I wont bore you with the details here. The intricacies of the world of national and international heritage legislation are interesting to only a very few. Find me in a pub after about 3 wines if you want to hear the full story.

Were the Melbourne Football Club to be listed, which incidentally I think there is a lot of merit in doing, it would not afford the club and protection whatsoever. And this is where the media always get it wrong. They don’t understand heritage and report everything to do with it badly - when they report it at all.
‘Club spokesman Leigh Newton rejected suggestions the push for heritage listing was a strategic move to stave off extinction or stymie attempts to forcibly relocate Victorian clubs interstate.’

No kidding. The reason it is not a strategic move, is because there is absolutely no strategic advantage to doing so. National Trust heritage listing is a plaque, a little recognition, advice on advocacy from the National Trust if it is threatened, and if the planets align correctly, a marginally more favourable attitude from Heritage Victoria – thought at present they have no capacity to recognise intangible heritage at all.

I think there is value in listing the football club, in recognition of its development of the game and as a founding club. But no one should be deluded into thinking such a listing could have any impact on the chances of the club's survival.



Update: Jake Niall gets its almost half right:

'Similarly, it would be wonderful to maintain the presence of the game's oldest club. But Stynes can't ensure the survival of the Melbourne Football Club via a heritage listing. It will live or die on the basis of its present-day relevance.'

Its still a really annoying article though.

Thursday, June 12, 2008

The MFC, nightclubs and other things I dont know anything about

Radio silence over. Apologies for the slackness people, I discovered Friday Night Lights and a month of my life disappeared.

The last month has been an interesting one in the world of football. My football team has celebrated its 150 years of being in style (I gather - the tickets were so hugely expensive I didn’t go and I don’t know anyone who did). And the team now oscillates between half-arsed, bullshit, membership tearing losses, and impressive, really quite near to good, gallant losses. Its heady days! One day, sometime, we might actually get a W. But looking at the fixture and our “forward line”* I don’t think its going to be this year.

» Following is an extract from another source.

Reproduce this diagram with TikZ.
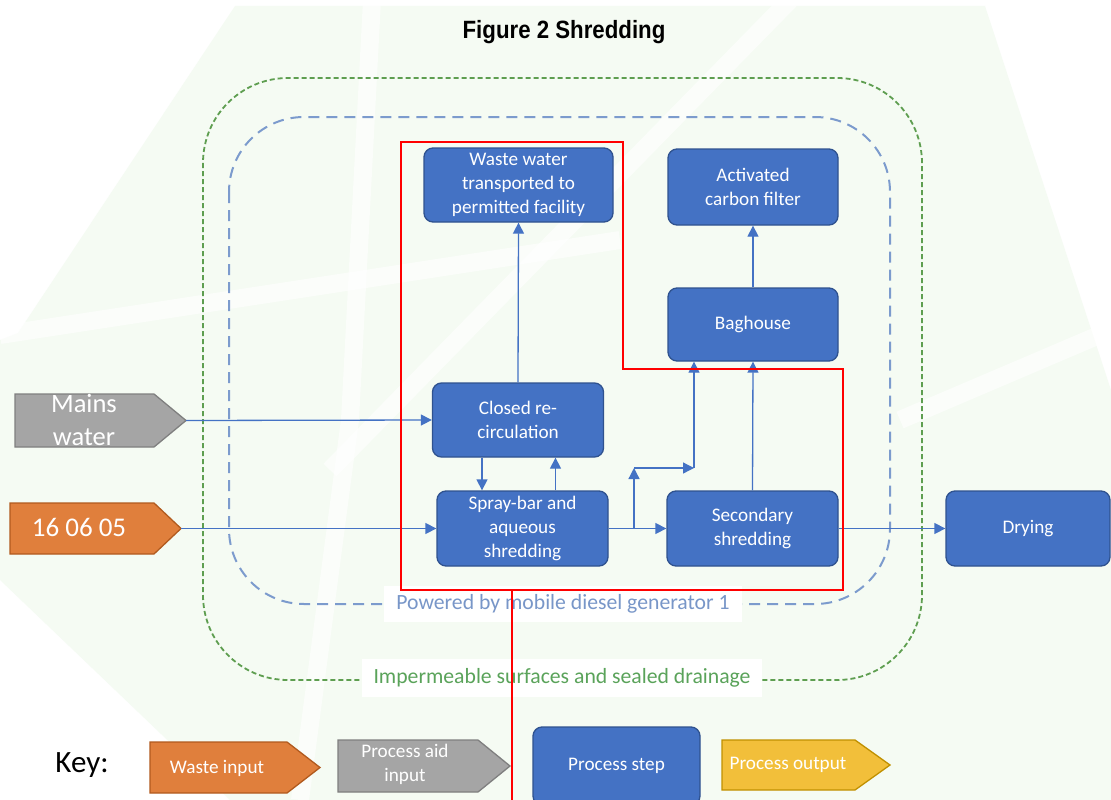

By the end of toady we will also have a new board. It all looks good to me, everyone seems pretty qualified and like all Melbourne supporters I think Jim Stynes is a dead-set champion who can do no wrong. I would, however, like to note the lack of women on his ticket. At the end of this rigmarole we will have only one woman on the board. This is not pleasing.

The topic of footballers and nightclubs has arisen a couple of times in the last month, and what I have to say is this:

I don’t actually know anyone who has been thrown out of a nightclub, and given the behaviour of some people still inside, I’m inclined to believe that it probably pretty difficult to get thrown out.

Can these footballers not keep their head down, have a beverage with their mates, take a few happy snaps on their mobile phones and bugger off home like the rest of us? Apparently they can't because they are harassed by people wanting autographs and blokes wanting to test their manhood by picking a fight. I believe them, and that doesn’t sound like very much fun to me. So my question is, why are footballers still going to nightclubs?

These guys are on enormous paychecks, they all have shiny houses they live in with their footballing mates, so I’ve got an idea, a quick post game trip to Dan's and they can enjoy themselves in the comfort of their own home free from harassment, bouncers and Herald Sun photographers. The only front window they will take a piss on is their own. Problem solved. Next…

Having said that, Buddy didn’t really do anything terrible, and it seems Richo didn’t do anything at all, so I think we should all just take a chill pill.

Round 12 here we come.



On reflection, its possible I might have read a little too much wwtdd today, so things are more acerbic than usual. I’ll aim for something more cerebral for the next installment.



*These quotation marks are on purpose. Something else entirely is going on with these.